— Begin —
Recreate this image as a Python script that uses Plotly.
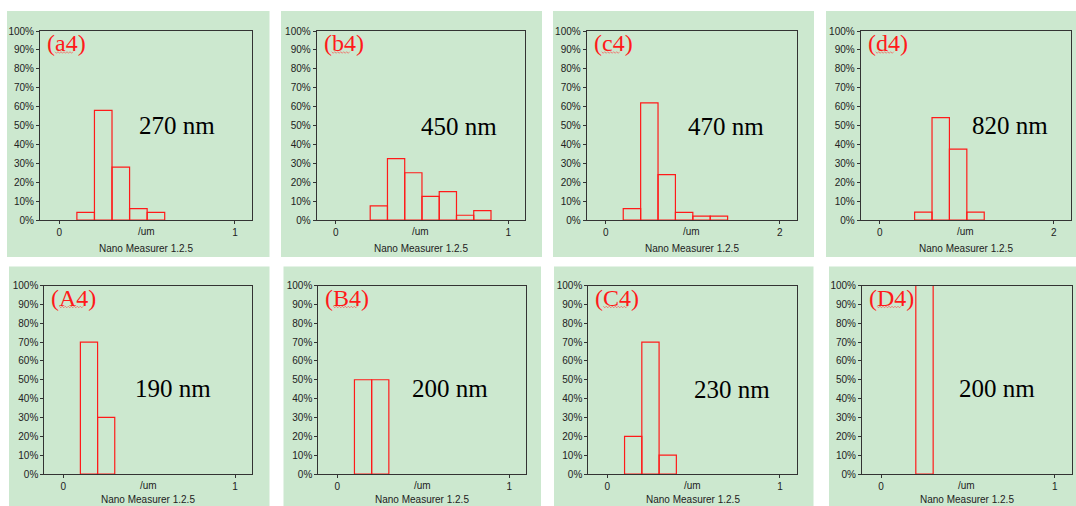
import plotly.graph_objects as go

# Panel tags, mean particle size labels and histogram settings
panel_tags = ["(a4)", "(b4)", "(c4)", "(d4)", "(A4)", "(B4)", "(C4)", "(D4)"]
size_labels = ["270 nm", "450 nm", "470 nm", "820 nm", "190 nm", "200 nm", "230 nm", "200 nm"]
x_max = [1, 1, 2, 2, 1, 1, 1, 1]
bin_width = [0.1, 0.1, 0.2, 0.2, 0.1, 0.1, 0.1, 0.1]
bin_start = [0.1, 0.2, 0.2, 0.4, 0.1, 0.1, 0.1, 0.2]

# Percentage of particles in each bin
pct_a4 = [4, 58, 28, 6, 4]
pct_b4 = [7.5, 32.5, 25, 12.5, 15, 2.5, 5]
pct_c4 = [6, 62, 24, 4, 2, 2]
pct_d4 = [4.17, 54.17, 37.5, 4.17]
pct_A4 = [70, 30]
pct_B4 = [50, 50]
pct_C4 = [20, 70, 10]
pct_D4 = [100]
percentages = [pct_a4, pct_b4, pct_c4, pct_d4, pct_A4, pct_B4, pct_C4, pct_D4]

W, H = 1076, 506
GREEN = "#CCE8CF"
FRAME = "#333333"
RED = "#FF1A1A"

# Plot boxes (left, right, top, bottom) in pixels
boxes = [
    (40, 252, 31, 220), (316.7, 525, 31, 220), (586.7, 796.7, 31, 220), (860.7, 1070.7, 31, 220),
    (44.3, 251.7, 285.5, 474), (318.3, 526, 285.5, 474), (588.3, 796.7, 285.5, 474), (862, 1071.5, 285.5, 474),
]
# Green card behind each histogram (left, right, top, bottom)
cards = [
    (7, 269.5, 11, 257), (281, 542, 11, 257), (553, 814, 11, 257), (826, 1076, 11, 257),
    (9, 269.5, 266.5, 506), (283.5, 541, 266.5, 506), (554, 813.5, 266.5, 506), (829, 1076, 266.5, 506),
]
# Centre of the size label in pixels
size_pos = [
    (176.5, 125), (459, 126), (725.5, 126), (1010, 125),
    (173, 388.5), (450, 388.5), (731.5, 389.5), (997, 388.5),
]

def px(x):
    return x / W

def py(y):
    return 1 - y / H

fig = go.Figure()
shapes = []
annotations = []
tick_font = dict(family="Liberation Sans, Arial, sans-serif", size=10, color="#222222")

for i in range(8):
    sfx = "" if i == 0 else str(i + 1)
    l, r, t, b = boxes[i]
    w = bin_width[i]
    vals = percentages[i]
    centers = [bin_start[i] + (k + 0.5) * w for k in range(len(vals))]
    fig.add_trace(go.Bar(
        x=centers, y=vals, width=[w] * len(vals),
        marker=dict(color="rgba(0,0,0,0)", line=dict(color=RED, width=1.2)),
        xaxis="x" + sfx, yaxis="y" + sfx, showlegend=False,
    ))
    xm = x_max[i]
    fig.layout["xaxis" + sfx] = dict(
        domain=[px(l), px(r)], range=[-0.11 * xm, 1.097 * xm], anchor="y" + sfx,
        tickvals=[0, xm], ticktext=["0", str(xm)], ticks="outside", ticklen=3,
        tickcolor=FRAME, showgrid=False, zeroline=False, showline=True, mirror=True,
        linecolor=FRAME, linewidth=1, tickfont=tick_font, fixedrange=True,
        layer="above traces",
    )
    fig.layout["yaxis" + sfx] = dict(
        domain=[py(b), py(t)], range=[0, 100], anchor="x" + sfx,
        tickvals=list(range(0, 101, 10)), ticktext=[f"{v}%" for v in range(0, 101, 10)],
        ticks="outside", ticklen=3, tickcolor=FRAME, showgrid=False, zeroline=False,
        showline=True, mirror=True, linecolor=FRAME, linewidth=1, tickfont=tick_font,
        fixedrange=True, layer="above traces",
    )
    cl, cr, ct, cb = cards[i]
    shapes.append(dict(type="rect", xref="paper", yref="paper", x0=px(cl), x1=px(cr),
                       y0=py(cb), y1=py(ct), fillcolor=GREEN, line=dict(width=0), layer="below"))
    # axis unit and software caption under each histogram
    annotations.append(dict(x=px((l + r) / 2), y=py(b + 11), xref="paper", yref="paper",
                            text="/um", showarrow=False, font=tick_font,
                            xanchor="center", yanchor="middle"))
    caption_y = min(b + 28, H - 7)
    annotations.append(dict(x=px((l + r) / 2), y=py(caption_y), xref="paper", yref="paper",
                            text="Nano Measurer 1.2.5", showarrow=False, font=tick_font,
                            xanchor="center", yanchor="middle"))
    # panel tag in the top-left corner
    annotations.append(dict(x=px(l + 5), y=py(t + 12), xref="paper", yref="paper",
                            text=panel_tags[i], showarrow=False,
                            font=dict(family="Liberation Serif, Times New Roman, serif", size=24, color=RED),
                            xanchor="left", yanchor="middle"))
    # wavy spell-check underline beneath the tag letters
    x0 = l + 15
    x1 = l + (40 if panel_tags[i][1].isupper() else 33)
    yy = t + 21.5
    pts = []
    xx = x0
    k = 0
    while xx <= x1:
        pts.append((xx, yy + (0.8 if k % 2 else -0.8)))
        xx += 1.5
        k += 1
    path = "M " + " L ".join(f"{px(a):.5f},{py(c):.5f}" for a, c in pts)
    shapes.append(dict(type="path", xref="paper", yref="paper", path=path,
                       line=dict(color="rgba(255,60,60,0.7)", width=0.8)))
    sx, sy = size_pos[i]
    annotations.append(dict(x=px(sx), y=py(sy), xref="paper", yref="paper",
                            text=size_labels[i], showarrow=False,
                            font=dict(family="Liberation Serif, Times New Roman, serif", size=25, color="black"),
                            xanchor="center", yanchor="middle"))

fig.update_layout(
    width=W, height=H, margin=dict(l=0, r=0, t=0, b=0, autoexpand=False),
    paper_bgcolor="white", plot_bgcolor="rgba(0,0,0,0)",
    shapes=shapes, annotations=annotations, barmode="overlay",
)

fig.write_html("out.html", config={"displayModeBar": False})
— End —
EXERCISE DESCRIPTION
Reproduce the whole listing above word for word, but not its pictures.

FULL SOLUTION
Recreate this image as a Python script that uses Plotly.
import plotly.graph_objects as go

# Panel tags, mean particle size labels and histogram settings
panel_tags = ["(a4)", "(b4)", "(c4)", "(d4)", "(A4)", "(B4)", "(C4)", "(D4)"]
size_labels = ["270 nm", "450 nm", "470 nm", "820 nm", "190 nm", "200 nm", "230 nm", "200 nm"]
x_max = [1, 1, 2, 2, 1, 1, 1, 1]
bin_width = [0.1, 0.1, 0.2, 0.2, 0.1, 0.1, 0.1, 0.1]
bin_start = [0.1, 0.2, 0.2, 0.4, 0.1, 0.1, 0.1, 0.2]

# Percentage of particles in each bin
pct_a4 = [4, 58, 28, 6, 4]
pct_b4 = [7.5, 32.5, 25, 12.5, 15, 2.5, 5]
pct_c4 = [6, 62, 24, 4, 2, 2]
pct_d4 = [4.17, 54.17, 37.5, 4.17]
pct_A4 = [70, 30]
pct_B4 = [50, 50]
pct_C4 = [20, 70, 10]
pct_D4 = [100]
percentages = [pct_a4, pct_b4, pct_c4, pct_d4, pct_A4, pct_B4, pct_C4, pct_D4]

W, H = 1076, 506
GREEN = "#CCE8CF"
FRAME = "#333333"
RED = "#FF1A1A"

# Plot boxes (left, right, top, bottom) in pixels
boxes = [
    (40, 252, 31, 220), (316.7, 525, 31, 220), (586.7, 796.7, 31, 220), (860.7, 1070.7, 31, 220),
    (44.3, 251.7, 285.5, 474), (318.3, 526, 285.5, 474), (588.3, 796.7, 285.5, 474), (862, 1071.5, 285.5, 474),
]
# Green card behind each histogram (left, right, top, bottom)
cards = [
    (7, 269.5, 11, 257), (281, 542, 11, 257), (553, 814, 11, 257), (826, 1076, 11, 257),
    (9, 269.5, 266.5, 506), (283.5, 541, 266.5, 506), (554, 813.5, 266.5, 506), (829, 1076, 266.5, 506),
]
# Centre of the size label in pixels
size_pos = [
    (176.5, 125), (459, 126), (725.5, 126), (1010, 125),
    (173, 388.5), (450, 388.5), (731.5, 389.5), (997, 388.5),
]

def px(x):
    return x / W

def py(y):
    return 1 - y / H

fig = go.Figure()
shapes = []
annotations = []
tick_font = dict(family="Liberation Sans, Arial, sans-serif", size=10, color="#222222")

for i in range(8):
    sfx = "" if i == 0 else str(i + 1)
    l, r, t, b = boxes[i]
    w = bin_width[i]
    vals = percentages[i]
    centers = [bin_start[i] + (k + 0.5) * w for k in range(len(vals))]
    fig.add_trace(go.Bar(
        x=centers, y=vals, width=[w] * len(vals),
        marker=dict(color="rgba(0,0,0,0)", line=dict(color=RED, width=1.2)),
        xaxis="x" + sfx, yaxis="y" + sfx, showlegend=False,
    ))
    xm = x_max[i]
    fig.layout["xaxis" + sfx] = dict(
        domain=[px(l), px(r)], range=[-0.11 * xm, 1.097 * xm], anchor="y" + sfx,
        tickvals=[0, xm], ticktext=["0", str(xm)], ticks="outside", ticklen=3,
        tickcolor=FRAME, showgrid=False, zeroline=False, showline=True, mirror=True,
        linecolor=FRAME, linewidth=1, tickfont=tick_font, fixedrange=True,
        layer="above traces",
    )
    fig.layout["yaxis" + sfx] = dict(
        domain=[py(b), py(t)], range=[0, 100], anchor="x" + sfx,
        tickvals=list(range(0, 101, 10)), ticktext=[f"{v}%" for v in range(0, 101, 10)],
        ticks="outside", ticklen=3, tickcolor=FRAME, showgrid=False, zeroline=False,
        showline=True, mirror=True, linecolor=FRAME, linewidth=1, tickfont=tick_font,
        fixedrange=True, layer="above traces",
    )
    cl, cr, ct, cb = cards[i]
    shapes.append(dict(type="rect", xref="paper", yref="paper", x0=px(cl), x1=px(cr),
                       y0=py(cb), y1=py(ct), fillcolor=GREEN, line=dict(width=0), layer="below"))
    # axis unit and software caption under each histogram
    annotations.append(dict(x=px((l + r) / 2), y=py(b + 11), xref="paper", yref="paper",
                            text="/um", showarrow=False, font=tick_font,
                            xanchor="center", yanchor="middle"))
    caption_y = min(b + 28, H - 7)
    annotations.append(dict(x=px((l + r) / 2), y=py(caption_y), xref="paper", yref="paper",
                            text="Nano Measurer 1.2.5", showarrow=False, font=tick_font,
                            xanchor="center", yanchor="middle"))
    # panel tag in the top-left corner
    annotations.append(dict(x=px(l + 5), y=py(t + 12), xref="paper", yref="paper",
                            text=panel_tags[i], showarrow=False,
                            font=dict(family="Liberation Serif, Times New Roman, serif", size=24, color=RED),
                            xanchor="left", yanchor="middle"))
    # wavy spell-check underline beneath the tag letters
    x0 = l + 15
    x1 = l + (40 if panel_tags[i][1].isupper() else 33)
    yy = t + 21.5
    pts = []
    xx = x0
    k = 0
    while xx <= x1:
        pts.append((xx, yy + (0.8 if k % 2 else -0.8)))
        xx += 1.5
        k += 1
    path = "M " + " L ".join(f"{px(a):.5f},{py(c):.5f}" for a, c in pts)
    shapes.append(dict(type="path", xref="paper", yref="paper", path=path,
                       line=dict(color="rgba(255,60,60,0.7)", width=0.8)))
    sx, sy = size_pos[i]
    annotations.append(dict(x=px(sx), y=py(sy), xref="paper", yref="paper",
                            text=size_labels[i], showarrow=False,
                            font=dict(family="Liberation Serif, Times New Roman, serif", size=25, color="black"),
                            xanchor="center", yanchor="middle"))

fig.update_layout(
    width=W, height=H, margin=dict(l=0, r=0, t=0, b=0, autoexpand=False),
    paper_bgcolor="white", plot_bgcolor="rgba(0,0,0,0)",
    shapes=shapes, annotations=annotations, barmode="overlay",
)

fig.write_html("out.html", config={"displayModeBar": False})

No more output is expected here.